Redding, California is a nice place to live, especially if you like outdoor activities. It's no cultural
hotspot, but with the
Turtle Bay Exploration Park, two
symphony orchestras, and the restored art deco
Cascade Theater, it ain't exactly a cultural desert either.
I've enjoyed living here, but everyone choosing to live in the area pays the piper come summertime. It gets HOT. Many summer days aren't too bad--mid and high nineties--but we get perhaps 15 days per summer with temps reaching 105 or more. There
is something to that "dry heat" idea; I can attest as much from my years of working in south Louisiana, where the humidity can stick to you like pancake syrup. But hey, when it gets to 105 degrees or more, it's just
freakin' HOT, and that "dry heat" notion is scant comfort.

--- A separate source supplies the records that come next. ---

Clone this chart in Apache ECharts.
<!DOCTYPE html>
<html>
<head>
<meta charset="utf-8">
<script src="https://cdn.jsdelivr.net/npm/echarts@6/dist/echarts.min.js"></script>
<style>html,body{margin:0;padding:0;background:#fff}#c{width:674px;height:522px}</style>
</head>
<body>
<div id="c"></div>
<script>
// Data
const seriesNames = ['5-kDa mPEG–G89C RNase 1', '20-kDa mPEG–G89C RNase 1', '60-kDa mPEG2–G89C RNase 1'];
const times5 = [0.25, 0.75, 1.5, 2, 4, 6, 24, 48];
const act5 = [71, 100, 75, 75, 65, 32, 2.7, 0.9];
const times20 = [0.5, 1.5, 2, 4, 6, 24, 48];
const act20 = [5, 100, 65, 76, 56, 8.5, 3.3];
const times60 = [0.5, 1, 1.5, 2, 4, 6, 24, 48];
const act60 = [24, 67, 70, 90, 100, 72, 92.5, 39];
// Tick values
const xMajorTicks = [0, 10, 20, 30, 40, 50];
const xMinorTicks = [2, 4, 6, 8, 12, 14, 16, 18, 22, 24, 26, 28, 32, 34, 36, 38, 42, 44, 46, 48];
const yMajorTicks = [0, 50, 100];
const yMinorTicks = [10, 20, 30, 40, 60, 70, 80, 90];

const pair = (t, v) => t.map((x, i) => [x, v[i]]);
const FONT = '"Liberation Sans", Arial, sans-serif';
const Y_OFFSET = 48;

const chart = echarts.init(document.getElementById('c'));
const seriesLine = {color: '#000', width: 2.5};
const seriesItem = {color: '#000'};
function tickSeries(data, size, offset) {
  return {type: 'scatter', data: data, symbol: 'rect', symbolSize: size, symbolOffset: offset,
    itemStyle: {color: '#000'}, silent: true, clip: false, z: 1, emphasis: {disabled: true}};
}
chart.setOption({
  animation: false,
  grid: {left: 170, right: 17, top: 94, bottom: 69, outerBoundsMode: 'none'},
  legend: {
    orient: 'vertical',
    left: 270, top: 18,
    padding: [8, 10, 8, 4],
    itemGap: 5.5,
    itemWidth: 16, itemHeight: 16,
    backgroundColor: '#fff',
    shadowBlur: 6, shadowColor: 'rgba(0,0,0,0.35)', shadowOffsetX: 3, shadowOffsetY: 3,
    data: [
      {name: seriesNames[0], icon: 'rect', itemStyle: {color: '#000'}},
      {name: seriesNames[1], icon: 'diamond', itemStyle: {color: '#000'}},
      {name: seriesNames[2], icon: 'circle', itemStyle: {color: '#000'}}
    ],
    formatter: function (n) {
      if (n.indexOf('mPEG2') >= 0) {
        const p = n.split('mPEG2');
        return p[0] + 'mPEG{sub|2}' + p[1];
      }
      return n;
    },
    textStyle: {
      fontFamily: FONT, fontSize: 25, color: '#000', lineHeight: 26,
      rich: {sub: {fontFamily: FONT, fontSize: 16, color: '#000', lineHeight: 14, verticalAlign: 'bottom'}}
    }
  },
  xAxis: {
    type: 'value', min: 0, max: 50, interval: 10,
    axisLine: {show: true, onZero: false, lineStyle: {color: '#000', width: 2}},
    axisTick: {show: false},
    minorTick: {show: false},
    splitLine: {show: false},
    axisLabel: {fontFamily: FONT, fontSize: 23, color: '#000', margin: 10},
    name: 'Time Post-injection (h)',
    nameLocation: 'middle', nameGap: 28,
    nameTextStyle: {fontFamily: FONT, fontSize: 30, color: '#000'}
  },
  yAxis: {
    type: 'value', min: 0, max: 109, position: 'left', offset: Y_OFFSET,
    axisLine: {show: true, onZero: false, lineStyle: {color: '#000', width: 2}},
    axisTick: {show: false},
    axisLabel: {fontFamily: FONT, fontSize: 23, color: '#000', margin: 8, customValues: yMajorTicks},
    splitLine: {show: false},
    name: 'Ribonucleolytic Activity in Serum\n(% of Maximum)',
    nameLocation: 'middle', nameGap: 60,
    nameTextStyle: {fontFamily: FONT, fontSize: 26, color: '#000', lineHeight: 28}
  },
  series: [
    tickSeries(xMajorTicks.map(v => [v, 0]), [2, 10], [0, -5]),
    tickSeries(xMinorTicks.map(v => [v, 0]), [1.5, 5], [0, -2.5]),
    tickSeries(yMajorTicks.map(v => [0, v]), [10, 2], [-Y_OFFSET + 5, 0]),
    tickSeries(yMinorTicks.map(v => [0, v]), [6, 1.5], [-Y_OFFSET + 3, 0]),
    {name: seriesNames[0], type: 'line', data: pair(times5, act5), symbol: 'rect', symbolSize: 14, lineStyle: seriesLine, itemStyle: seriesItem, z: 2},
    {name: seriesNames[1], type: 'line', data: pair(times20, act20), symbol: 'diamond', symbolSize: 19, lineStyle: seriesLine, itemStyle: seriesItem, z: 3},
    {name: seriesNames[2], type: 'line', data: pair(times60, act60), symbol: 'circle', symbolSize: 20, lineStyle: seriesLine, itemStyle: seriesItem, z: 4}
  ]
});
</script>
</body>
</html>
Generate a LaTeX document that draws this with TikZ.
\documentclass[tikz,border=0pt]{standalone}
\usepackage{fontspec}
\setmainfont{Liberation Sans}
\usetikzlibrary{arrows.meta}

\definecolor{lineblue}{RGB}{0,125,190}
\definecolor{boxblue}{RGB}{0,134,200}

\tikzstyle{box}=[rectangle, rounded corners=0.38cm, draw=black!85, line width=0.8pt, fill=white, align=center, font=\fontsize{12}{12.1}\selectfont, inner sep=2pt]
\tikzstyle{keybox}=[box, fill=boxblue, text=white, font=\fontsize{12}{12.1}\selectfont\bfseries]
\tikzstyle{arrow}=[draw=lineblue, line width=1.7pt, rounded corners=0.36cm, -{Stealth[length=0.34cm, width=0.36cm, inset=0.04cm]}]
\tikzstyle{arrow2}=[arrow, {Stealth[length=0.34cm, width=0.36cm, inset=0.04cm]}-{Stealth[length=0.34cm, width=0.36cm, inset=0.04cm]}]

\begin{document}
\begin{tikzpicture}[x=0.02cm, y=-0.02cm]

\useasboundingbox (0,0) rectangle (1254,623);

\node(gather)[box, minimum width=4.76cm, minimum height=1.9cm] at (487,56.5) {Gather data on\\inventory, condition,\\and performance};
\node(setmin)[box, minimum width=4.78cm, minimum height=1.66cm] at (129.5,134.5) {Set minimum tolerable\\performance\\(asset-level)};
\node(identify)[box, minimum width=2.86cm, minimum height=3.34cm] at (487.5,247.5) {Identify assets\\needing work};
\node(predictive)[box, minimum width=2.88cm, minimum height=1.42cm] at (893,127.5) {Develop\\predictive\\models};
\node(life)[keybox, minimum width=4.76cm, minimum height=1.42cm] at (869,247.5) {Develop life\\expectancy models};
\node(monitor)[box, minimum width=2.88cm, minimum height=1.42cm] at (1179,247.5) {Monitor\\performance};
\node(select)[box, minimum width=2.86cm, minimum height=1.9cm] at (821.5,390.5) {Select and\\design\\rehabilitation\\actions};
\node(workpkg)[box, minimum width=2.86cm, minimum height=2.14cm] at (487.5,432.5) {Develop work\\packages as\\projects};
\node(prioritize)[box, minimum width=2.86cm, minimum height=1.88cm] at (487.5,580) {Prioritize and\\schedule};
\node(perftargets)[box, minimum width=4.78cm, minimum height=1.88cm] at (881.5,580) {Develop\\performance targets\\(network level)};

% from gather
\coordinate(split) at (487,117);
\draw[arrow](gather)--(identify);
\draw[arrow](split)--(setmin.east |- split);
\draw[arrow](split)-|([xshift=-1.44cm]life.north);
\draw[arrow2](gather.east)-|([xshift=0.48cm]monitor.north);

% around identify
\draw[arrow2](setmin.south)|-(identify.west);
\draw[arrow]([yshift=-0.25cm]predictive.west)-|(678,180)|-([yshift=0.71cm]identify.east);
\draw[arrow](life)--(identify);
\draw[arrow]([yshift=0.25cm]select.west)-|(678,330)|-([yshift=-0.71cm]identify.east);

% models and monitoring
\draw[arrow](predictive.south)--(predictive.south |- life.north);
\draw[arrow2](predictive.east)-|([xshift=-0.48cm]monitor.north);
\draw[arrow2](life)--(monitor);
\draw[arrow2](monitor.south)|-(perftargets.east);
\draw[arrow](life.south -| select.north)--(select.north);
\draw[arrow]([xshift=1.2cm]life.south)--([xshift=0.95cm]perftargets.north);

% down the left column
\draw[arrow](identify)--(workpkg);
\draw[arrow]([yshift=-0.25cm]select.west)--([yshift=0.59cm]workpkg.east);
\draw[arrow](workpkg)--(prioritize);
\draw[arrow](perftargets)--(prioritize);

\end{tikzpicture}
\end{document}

The heat here may very well be a blessing in disguise: I sometimes suspect we'd have a million people living here if not for those triple-digit days. Y'see, we have a couple of wonderful lakes here,
Shasta and Whiskeytown.
Mount Lassen National Park is but an hour away, as is the
Mount Shasta Ski Park. (For climbers, there's also the lure of
Mount Shasta itself.) You'll see fly fishermen casting along the
Sacramento River right in the
Redding city limits, and the nearby
Russian and
Trinity Alps Wildernesses beckon campers and backpackers.
If I'm sounding like a real estate agent casting about for out-of-the-area equity, stand by: no matter how much a person might feel drawn to this area's outdoor recreation opportunities, if he or she is a heat weenie, he or she ain't gonna make it.
We've already seen triple-digits, with the first day of summer still a week away. The average high for yesterday's date is 90 degrees, and the average low is 59 degrees. Yesterday, though, the temp reached 101 in
Redding, and as I write this at 1:30 a.m., it's still 84
degrees in town. (It's 74 in the foothills above town where we live. Living off of the valley floor has its benefits.)
According to the Weather Channel website, the forecast is for a high of 100 degrees again tomorrow. This year, the annual heat weenie exodus may commence early.